# Material provided
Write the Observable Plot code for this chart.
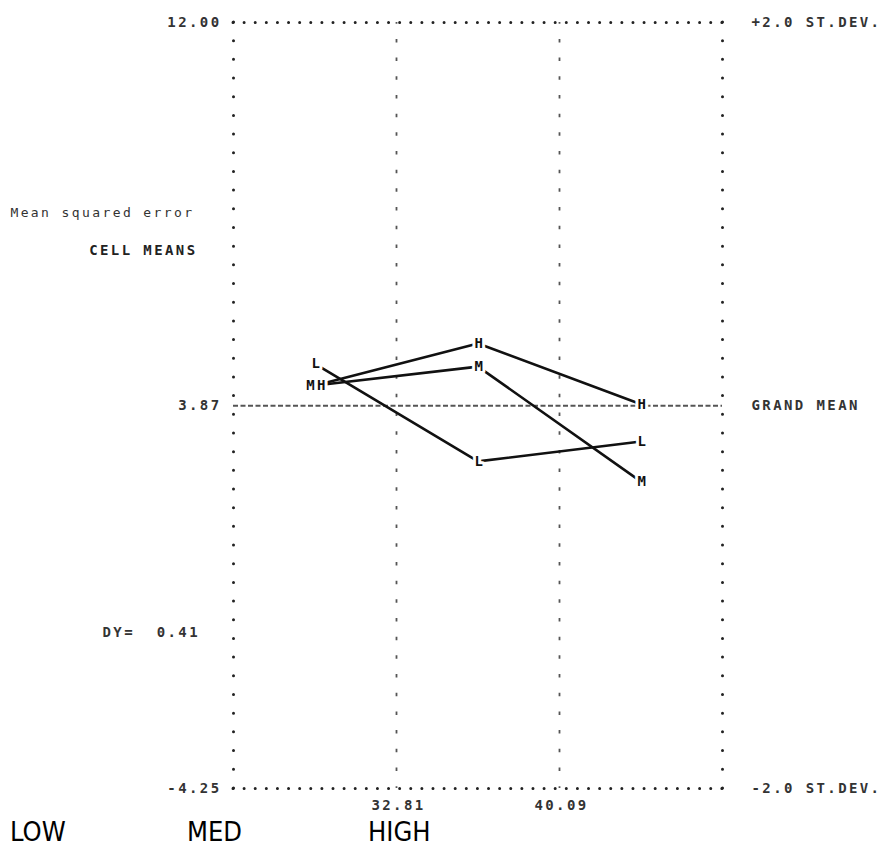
<!DOCTYPE html>
<html>
<head>
<meta charset="utf-8">
<script src="https://cdn.jsdelivr.net/npm/d3@7"></script>
<script src="https://cdn.jsdelivr.net/npm/@observablehq/plot@0.6"></script>
<style>
  html, body { margin: 0; padding: 0; background: #fff; }
  #chart svg text { letter-spacing: 2.4px; }
  #chart g[aria-label="msq"] text { letter-spacing: 1.8px; }
  #caption { height: 29px; font-family: "Liberation Sans Narrow", "Arial Narrow", "DejaVu Sans Condensed", sans-serif; font-size: 27px; line-height: 29px; color: #000; white-space: nowrap; }
  #caption span { display: inline-block; }
</style>
</head>
<body>
<div id="chart"></div>
<div id="caption"></div>
<script>
// ---- data ----
const levels = ["LOW", "MED", "HIGH"];
const levelX = [29.17, 36.45, 43.73];            // factor level positions on the x axis
const seriesNames = ["L", "M", "H"];
const seriesL = [4.76, 2.69, 3.11];
const seriesM = [4.30, 4.70, 2.26];
const seriesH = [4.30, 5.19, 3.90];
const grandMean = 3.87;
const yTicks = [12, 3.87, -4.25];
const yTickLabels = ["12.00", "3.87", "-4.25"];
const rightTickLabels = ["+2.0 ST.DEV.", "GRAND MEAN", "-2.0 ST.DEV."];
const gridX = [25.53, 32.81, 40.09, 47.37];
const xTicks = [32.81, 40.09];
const xTickLabels = ["32.81", "40.09"];
const notesY = [7.97, 7.16, -0.94];
const notesText = ["Mean squared error", "CELL MEANS", "DY=  0.41"];
const captionLabels = ["LOW", "MED", "HIGH"];

// ---- build tables ----
const valuesBySeries = {L: seriesL, M: seriesM, H: seriesH};
const points = [];
for (const s of seriesNames) {
  valuesBySeries[s].forEach((v, i) => points.push({series: s, level: levels[i], x: levelX[i], value: v}));
}
// point labels: series sharing the same cell value are printed together (e.g. "MH")
const labels = [];
levels.forEach((lv, i) => {
  const groups = d3.groups(points.filter(p => p.level === lv), p => p.value);
  for (const [v, ps] of groups) labels.push({x: levelX[i], value: v, text: ps.map(p => p.series).join("")});
});

const outer = [gridX[0], gridX[gridX.length - 1]];
const inner = gridX.slice(1, -1);
const ink = "#333";

const chart = Plot.plot({
  width: 888,
  height: 817,
  marginLeft: 233,
  marginRight: 166,
  marginTop: 22,
  marginBottom: 29,
  style: {fontFamily: "DejaVu Sans Mono", fontSize: "14px", fontWeight: "bold", color: ink, background: "#fff"},
  x: {domain: [gridX[0], gridX[gridX.length - 1]], axis: null},
  y: {domain: [-4.25, 12], axis: null},
  marks: [
    // vertical dotted lines
    Plot.ruleX(outer, {stroke: "#222", strokeWidth: 3, strokeLinecap: "round", strokeDasharray: "0,18.68"}),
    Plot.ruleX(inner, {stroke: "#555", strokeWidth: 1.8, strokeDasharray: "3.5,15.18", strokeDashoffset: 1.75}),
    // top / bottom dotted lines
    Plot.ruleY([12, -4.25], {stroke: "#222", strokeWidth: 3, strokeLinecap: "round", strokeDasharray: "0,11.11"}),
    // grand mean
    Plot.ruleY([grandMean], {stroke: "#555", strokeWidth: 1.8, strokeDasharray: "5,2.5"}),
    // cell means lines
    Plot.line(points, {x: "x", y: "value", z: "series", stroke: "#111", strokeWidth: 2.6}),
    Plot.text(labels, {x: "x", y: "value", text: "text", fill: "#111", fontWeight: "bold", fontSize: 14, stroke: "white", strokeWidth: 6, dx: 2}),
    // axes
    Plot.axisY(yTicks, {anchor: "left", label: null, tickSize: 0, tickPadding: 12, tickFormat: d => yTickLabels[yTicks.indexOf(d)], fill: ink}),
    Plot.axisY(yTicks, {anchor: "right", label: null, tickSize: 0, tickPadding: 29, tickFormat: d => rightTickLabels[yTicks.indexOf(d)], fill: ink}),
    Plot.axisX(xTicks, {anchor: "bottom", label: null, tickSize: 0, tickPadding: 12, tickFormat: d => xTickLabels[xTicks.indexOf(d)], fill: ink, dx: 2}),
    // left annotations
    Plot.text([notesText[0]], {y: [notesY[0]], text: d => d, frameAnchor: "left", textAnchor: "end", dx: -39, fontSize: 13, fontWeight: "normal", fill: "#333", ariaLabel: "msq"}),
    Plot.text([notesText[1]], {y: [notesY[1]], text: d => d, frameAnchor: "left", textAnchor: "end", dx: -36, fill: "#222"}),
    Plot.text([notesText[2]], {y: [notesY[2]], text: d => d, frameAnchor: "left", textAnchor: "start", dx: -131, fill: ink})
  ]
});
document.getElementById("chart").appendChild(chart);

// caption with factor level names
const cap = document.getElementById("caption");
const capWidths = [177, 181, 120];
captionLabels.forEach((t, i) => {
  const s = document.createElement("span");
  s.textContent = t;
  s.style.width = capWidths[i] + "px";
  if (i === 0) s.style.marginLeft = "10px";
  cap.appendChild(s);
});
</script>
</body>
</html>
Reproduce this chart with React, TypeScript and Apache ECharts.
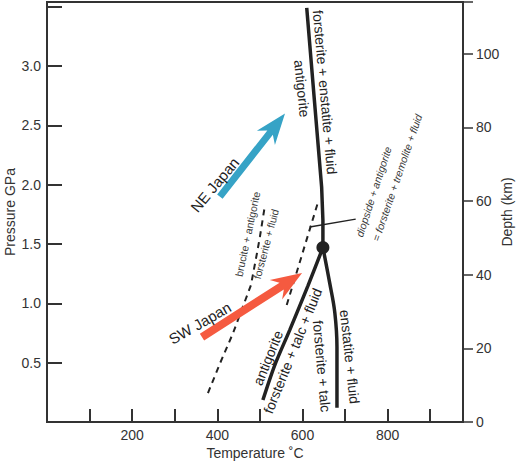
import React, { useEffect, useRef } from 'react';
import * as echarts from 'echarts';

// ---- Axis ranges & tick labels ----
const temperatureRange = [0, 977];
const pressureRange = [0, 3.54];
const depthRange = [0, 114];
const temperatureTickLabels = [200, 400, 600, 800];
const pressureTickLabels = [0.5, 1.0, 1.5, 2.0, 2.5, 3.0];
const depthTickLabels = [0, 20, 40, 60, 80, 100];

// ---- Reaction curves: [temperature °C, pressure GPa] ----
const foEnFluidCurve = [[610, 3.49], [628, 2.71], [645, 1.98], [648, 1.7], [648, 1.47]];
const foTalcFluidCurve = [[648, 1.47], [613, 1.15], [570, 0.775], [535, 0.48], [507, 0.185]];
const enFluidCurve = [[648, 1.47], [664, 1.17], [676, 0.92], [681, 0.63], [681, 0.12]];
const bruciteCurve = [[378, 0.244], [407, 0.5], [437, 0.75], [479, 1.154], [493, 1.42], [500, 1.56], [512, 1.83]];
const diopsideCurve = [[563, 0.986], [638, 1.87]];
const diopsideLeader = [[617, 1.643], [725, 1.71]];
const invariantPoint = [[648, 1.47]];

// ---- Subduction P-T paths: [T0, P0, T1, P1] ----
const neJapanPath = [406, 1.9, 559, 2.6];
const swJapanPath = [364, 0.716, 599, 1.255];

// ---- Annotation texts ----
const labelTexts = [
  'forsterite + enstatite + fluid',
  'antigorite',
  'NE Japan',
  'SW Japan',
  'brucite + antigorite',
  'forsterite + fluid',
  'diopside + antigorite',
  '= forsterite + tremolite + fluid',
  'antigorite',
  'forsterite + talc + fluid',
  'forsterite + talc',
  'enstatite + fluid',
];

// anchor [T, P], rotation (deg), size, style
const labelLayout = [
  { at: [652.6, 2.78], rot: -85, size: 14 },
  { at: [598.6, 2.81], rot: -84, size: 14 },
  { at: [394, 2.0], rot: 50, size: 15 },
  { at: [359, 0.834], rot: 30, size: 15 },
  { at: [472, 1.584], rot: 78, size: 10.5, small: true },
  { at: [514, 1.5], rot: 75, size: 10.5, small: true },
  { at: [768, 1.94], rot: 72, size: 10.5, small: true, italic: true },
  { at: [822, 2.06], rot: 71, size: 10.5, small: true, italic: true },
  { at: [519, 0.54], rot: 68, size: 14 },
  { at: [577, 0.6], rot: 68, size: 14 },
  { at: [645.5, 0.47], rot: -85, size: 14 },
  { at: [711, 0.55], rot: -84, size: 14 },
];

const FONT = '"Liberation Sans", Arial, Helvetica, sans-serif';
const INK = '#222';
const AXIS = '#333';
const arrowColors = ['#36a3c6', '#f55a40'];
const arrowShaft = [7, 8];

export default function App() {
  const ref = useRef<HTMLDivElement>(null);

  useEffect(() => {
    if (!ref.current) return;
    const chart = echarts.init(ref.current, undefined, { renderer: 'svg' });

    const lineSeries = (data: number[][], width: number, dashed = false, smooth: number | boolean = false) => ({
      type: 'line',
      data,
      xAxisIndex: 0,
      yAxisIndex: 0,
      symbol: 'none',
      smooth,
      silent: true,
      lineStyle: { color: INK, width, type: dashed ? [6, 5] : 'solid', cap: 'butt' },
      z: 3,
    });

    const option: any = {
      animation: false,
      grid: {
        left: 47, top: 2, right: 54, bottom: 40,
        outerBoundsMode: 'none',
        containLabel: false,
        show: true, borderColor: AXIS, borderWidth: 2, backgroundColor: 'transparent',
      },
      xAxis: {
        type: 'value',
        min: temperatureRange[0],
        max: temperatureRange[1],
        interval: 100,
        name: 'Temperature ˚C',
        nameLocation: 'middle',
        nameGap: 24,
        nameMoveOverlap: false,
        nameTextStyle: { fontFamily: FONT, fontSize: 14, color: AXIS },
        axisLine: { show: true, lineStyle: { color: AXIS, width: 2 } },
        axisTick: { show: true, inside: true, length: 13, lineStyle: { color: AXIS, width: 2 } },
        axisLabel: {
          fontFamily: FONT, fontSize: 14, color: AXIS, margin: 6,
          formatter: (v: number) => (temperatureTickLabels.includes(Math.round(v)) ? String(Math.round(v)) : ''),
        },
        splitLine: { show: false },
      },
      yAxis: [
        {
          type: 'value',
          min: pressureRange[0],
          max: pressureRange[1],
          interval: 0.5,
          name: 'Pressure GPa',
          nameLocation: 'middle',
          nameRotate: 90,
          nameGap: 30,
          nameMoveOverlap: false,
          nameTextStyle: { fontFamily: FONT, fontSize: 14, color: AXIS },
          axisLine: { show: true, lineStyle: { color: AXIS, width: 2 } },
          axisTick: { show: true, inside: true, length: 15, lineStyle: { color: AXIS, width: 2 } },
          axisLabel: {
            fontFamily: FONT, fontSize: 14, color: AXIS, margin: 6,
            formatter: (v: number) => {
              const r = Math.round(v * 10) / 10;
              return pressureTickLabels.some((p) => Math.abs(p - v) < 1e-6) ? r.toFixed(1) : '';
            },
          },
          splitLine: { show: false },
        },
        {
          type: 'value',
          position: 'right',
          min: depthRange[0],
          max: depthRange[1],
          interval: 20,
          name: 'Depth (km)',
          nameLocation: 'middle',
          nameRotate: 90,
          nameGap: 37,
          nameMoveOverlap: false,
          nameTextStyle: { fontFamily: FONT, fontSize: 14, color: AXIS },
          axisLine: { show: true, lineStyle: { color: AXIS, width: 2 } },
          axisTick: { show: true, inside: false, length: 10, lineStyle: { color: AXIS, width: 1.5 } },
          axisLabel: {
            fontFamily: FONT, fontSize: 14, color: AXIS, margin: 13,
            formatter: (v: number) => (depthTickLabels.includes(Math.round(v)) && Math.abs(v - Math.round(v)) < 1e-6 ? String(Math.round(v)) : ''),
          },
          splitLine: { show: false },
        },
      ],
      series: [
        lineSeries(bruciteCurve, 2, true),
        lineSeries(diopsideCurve, 2, true),
        lineSeries(diopsideLeader, 1.5),
        {
          type: 'custom',
          coordinateSystem: 'cartesian2d',
          xAxisIndex: 0,
          yAxisIndex: 0,
          silent: true,
          z: 4,
          data: [neJapanPath, swJapanPath],
          encode: { x: [0, 2], y: [1, 3] },
          renderItem: (params: any, api: any) => {
            const p0 = api.coord([api.value(0), api.value(1)]);
            const p1 = api.coord([api.value(2), api.value(3)]);
            const dx = p1[0] - p0[0];
            const dy = p1[1] - p0[1];
            const len = Math.hypot(dx, dy);
            const u = [dx / len, dy / len];
            const n = [-u[1], u[0]];
            const w = arrowShaft[params.dataIndex] / 2;
            const L = 31;
            const H = 11.5;
            const b = [p1[0] - u[0] * L, p1[1] - u[1] * L];
            const nt = [p1[0] - u[0] * L * 0.78, p1[1] - u[1] * L * 0.78];
            const pts = [
              [p0[0] + n[0] * w, p0[1] + n[1] * w],
              [nt[0] + n[0] * w, nt[1] + n[1] * w],
              [b[0] + n[0] * H, b[1] + n[1] * H],
              [p1[0], p1[1]],
              [b[0] - n[0] * H, b[1] - n[1] * H],
              [nt[0] - n[0] * w, nt[1] - n[1] * w],
              [p0[0] - n[0] * w, p0[1] - n[1] * w],
            ];
            return { type: 'polygon', shape: { points: pts }, style: { fill: arrowColors[params.dataIndex] } };
          },
        },
        lineSeries(foEnFluidCurve, 3.5),
        lineSeries(foTalcFluidCurve, 3.5, false, 0.3),
        lineSeries(enFluidCurve, 3.5, false, 0.4),
        {
          type: 'scatter',
          data: invariantPoint,
          symbol: 'circle',
          symbolSize: 13,
          silent: true,
          itemStyle: { color: INK, opacity: 1 },
          z: 5,
        },
      ],
    };
    chart.setOption(option);

    const graphics = labelTexts.map((text, i) => {
      const l: any = labelLayout[i];
      const [x, y] = chart.convertToPixel({ gridIndex: 0 }, l.at) as number[];
      return {
        type: 'text',
        x,
        y,
        rotation: (l.rot * Math.PI) / 180,
        silent: true,
        z: 10,
        style: {
          text,
          font: `${l.italic ? 'italic ' : ''}${l.size}px ${FONT}`,
          fill: l.small ? '#3a3a3a' : INK,
          textAlign: 'center',
          textVerticalAlign: 'middle',
          align: 'center',
          verticalAlign: 'middle',
        },
      };
    });
    chart.setOption({ graphic: graphics });

    return () => chart.dispose();
  }, []);

  return <div ref={ref} style={{ position: 'fixed', left: 0, top: 0, width: 517, height: 462, background: '#fff' }} />;
}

# Aim
Leave out the pictures and give again exactly the lines from the one with "Reproduce this chart" through the one with "const invariantPoint = [[648, 1.47]];", and no others.

# The solution
Reproduce this chart with React, TypeScript and Apache ECharts.
import React, { useEffect, useRef } from 'react';
import * as echarts from 'echarts';

// ---- Axis ranges & tick labels ----
const temperatureRange = [0, 977];
const pressureRange = [0, 3.54];
const depthRange = [0, 114];
const temperatureTickLabels = [200, 400, 600, 800];
const pressureTickLabels = [0.5, 1.0, 1.5, 2.0, 2.5, 3.0];
const depthTickLabels = [0, 20, 40, 60, 80, 100];

// ---- Reaction curves: [temperature °C, pressure GPa] ----
const foEnFluidCurve = [[610, 3.49], [628, 2.71], [645, 1.98], [648, 1.7], [648, 1.47]];
const foTalcFluidCurve = [[648, 1.47], [613, 1.15], [570, 0.775], [535, 0.48], [507, 0.185]];
const enFluidCurve = [[648, 1.47], [664, 1.17], [676, 0.92], [681, 0.63], [681, 0.12]];
const bruciteCurve = [[378, 0.244], [407, 0.5], [437, 0.75], [479, 1.154], [493, 1.42], [500, 1.56], [512, 1.83]];
const diopsideCurve = [[563, 0.986], [638, 1.87]];
const diopsideLeader = [[617, 1.643], [725, 1.71]];
const invariantPoint = [[648, 1.47]];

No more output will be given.